I concur in the judgment. While I am entirely satisfied that under the existing law no justice of the supreme court now in office can receive the increase of salary provided for by the amendment to section 736 of the Political Code during the term for which he was elected, and that consequently, until January, 1907, there can be no justice of said court who will actually receive more than six thousand dollars per annum, I am not satisfied that this fact alone would bar the present justices of the district courts of appeal from receiving the increased salary, if the act increasing the salary had gone into effect prior to their appointment, and prior to the commencement of the term for which they were appointed. If the amendment to section 736 of the Political Code is a valid enactment at all, it undoubtedly *Page 78 fixes the legal salary of justices of this court at eight thousand dollars per annum, and the mere fact that other provisions preclude any present member of this court from receiving the increase during his term does not make it any the less true that eight thousand dollars is the salary fixed by law for justices of the supreme court. The constitution provides that the salaries of justices of the district courts of appeal "shall be the same as those of justices of the supreme court," and it may well be contended that by virtue of this provision any justice of the district court of appeal, elected or appointed after the taking effect of the amendment, and whose term of office commences after such taking effect, would be entitled to receive the legal salary fixed thereby — in other words, that such amendment acts equally and uniformly upon justices of the supreme court and justices of the district courts of appeal, and applies to all justices of either court who are elected or appointed for a new term after the amendatory act became a law. I am, however, fully satisfied that the term for which the present justices of the district courts of appeal were appointed commenced with the adoption of the constitutional amendment, and therefore before the act increasing the salaries was enacted by the legislature.
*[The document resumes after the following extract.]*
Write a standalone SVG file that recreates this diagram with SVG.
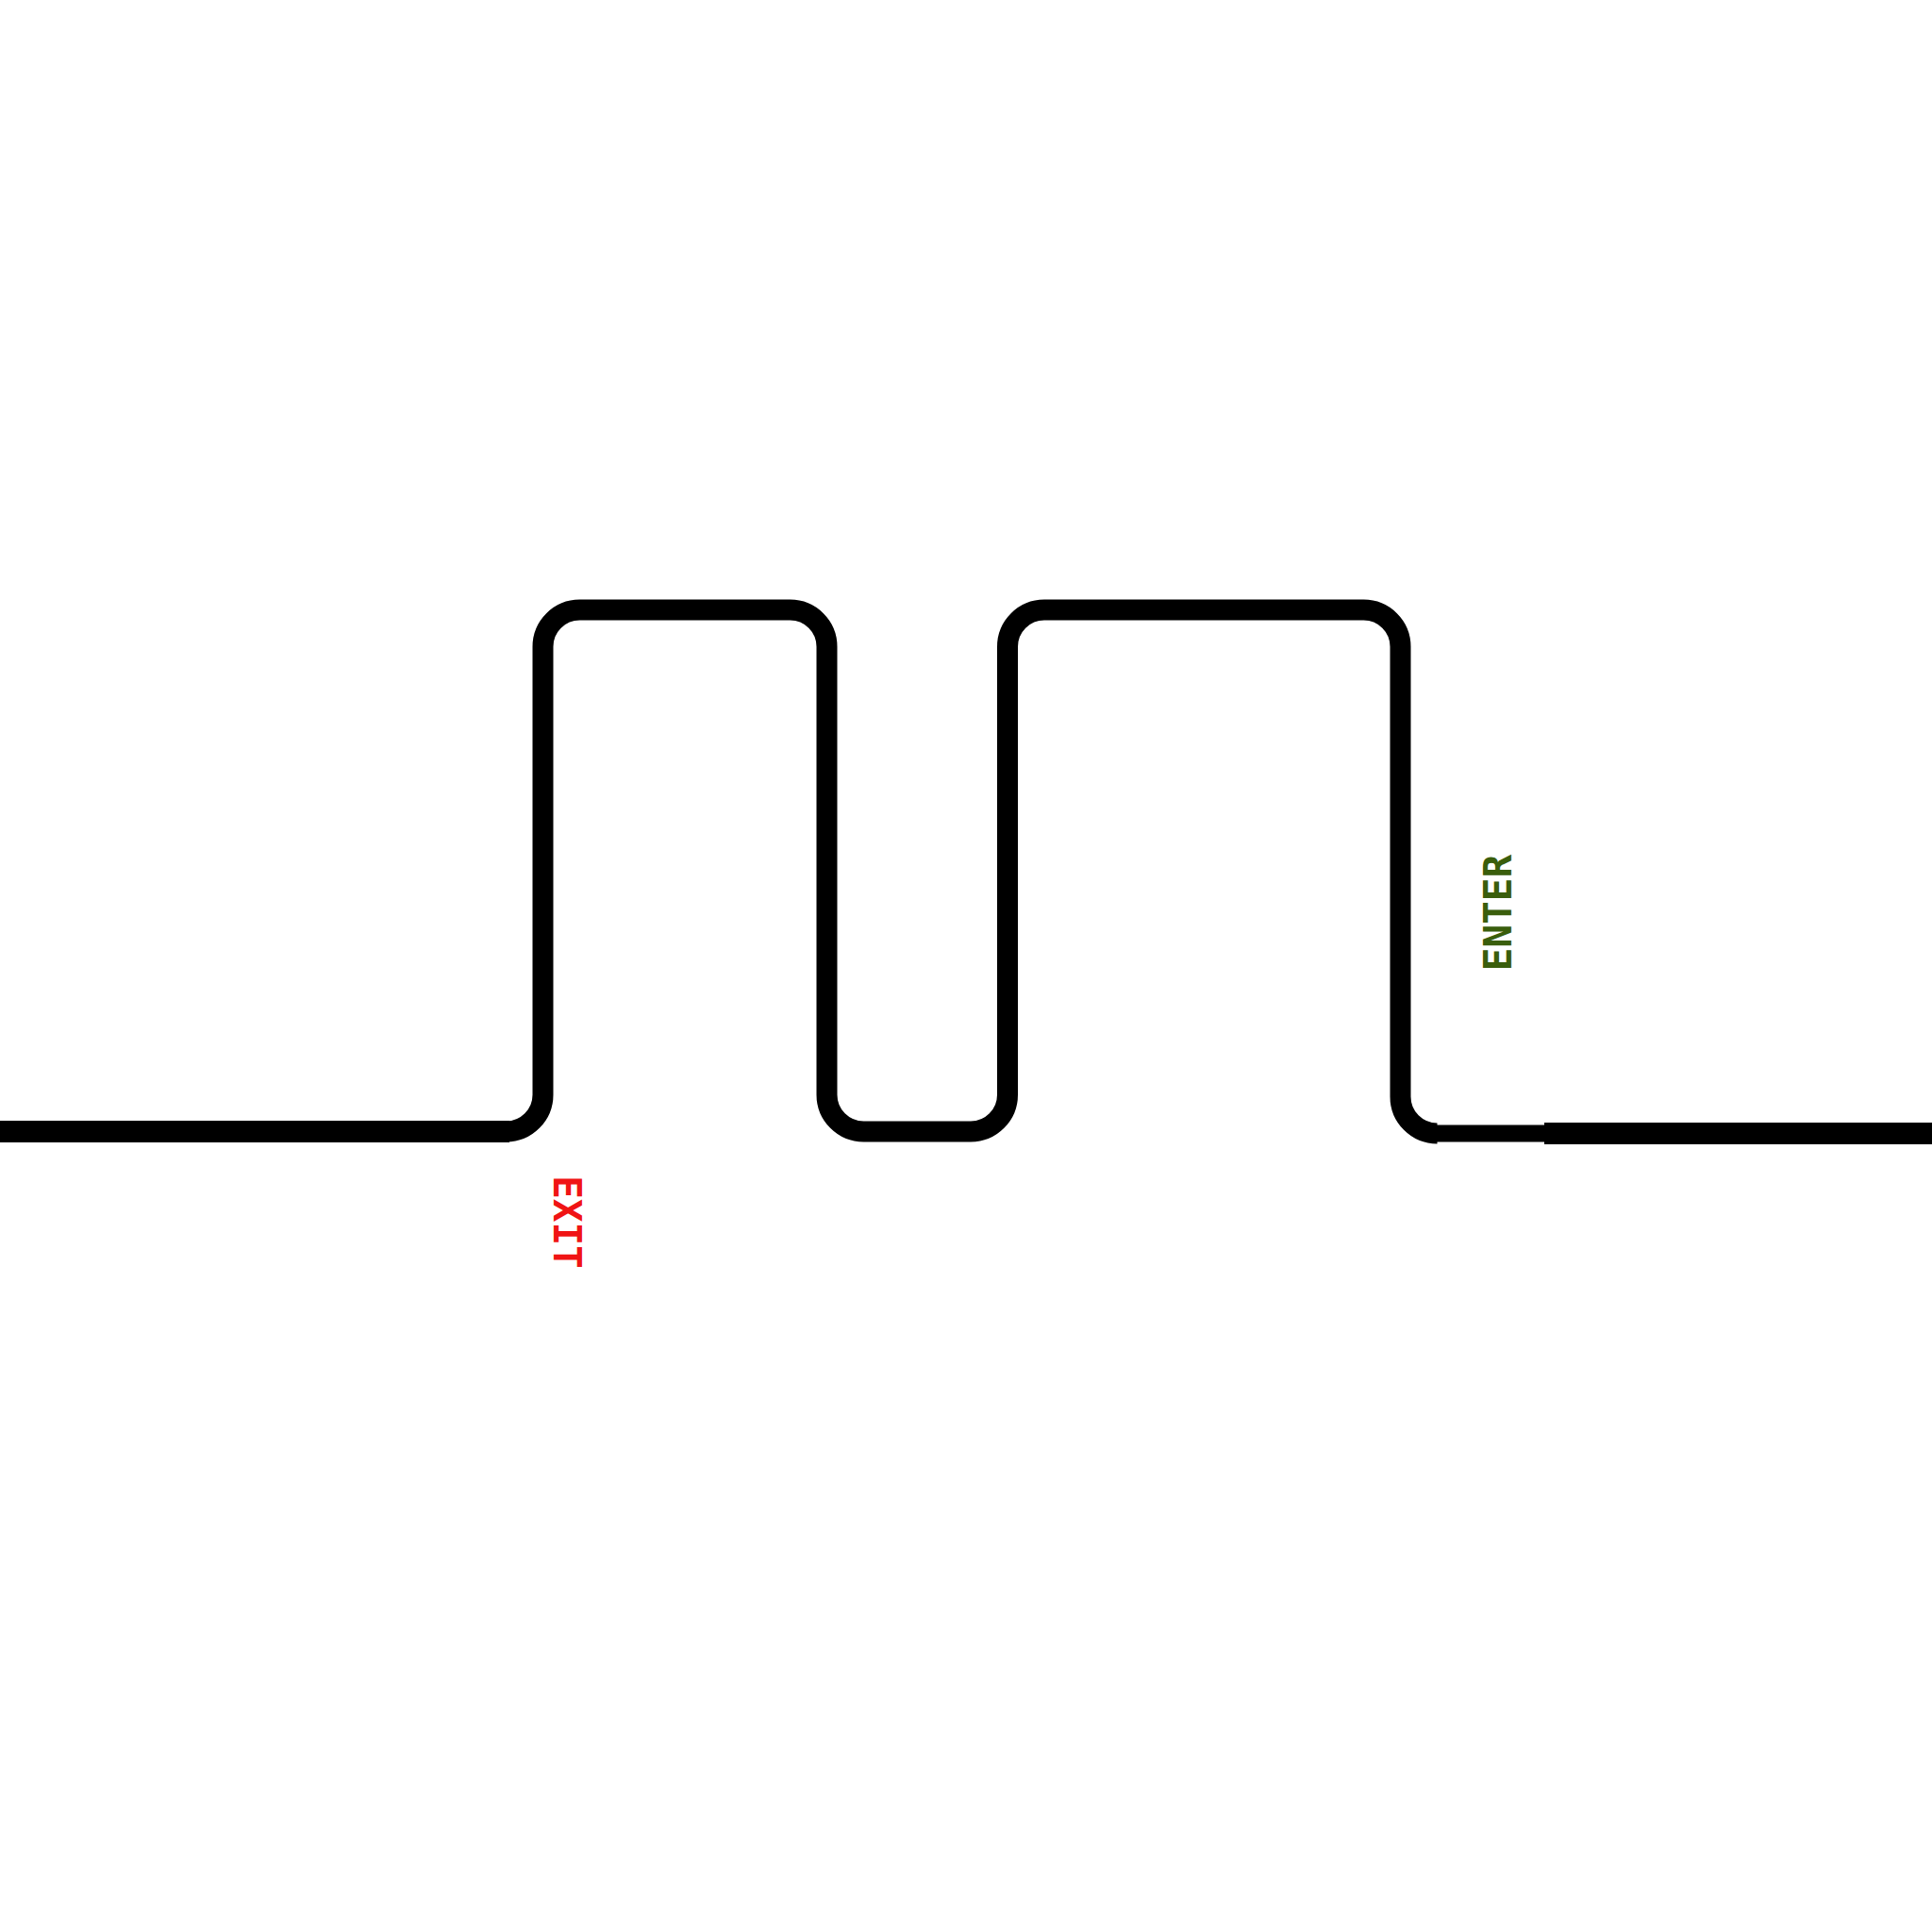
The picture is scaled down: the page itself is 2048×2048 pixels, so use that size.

The constitution prohibiting an increase of salary during the term for which they were appointed, legislation subsequent to the commencement of the term could not affect them.
I am also satisfied that inasmuch as the law fixing the salary did not take effect until after the justices were actually appointed by the governor, it could not operate to affect them. The salary fixed by law at the time of their appointment was only six thousand dollars, and this could not be subsequently increased as to them, except by constitutional amendment.
I concur in all that is said in the opinion as to these two grounds, and therefore concur in the judgment denying the petition for a writ of mandate.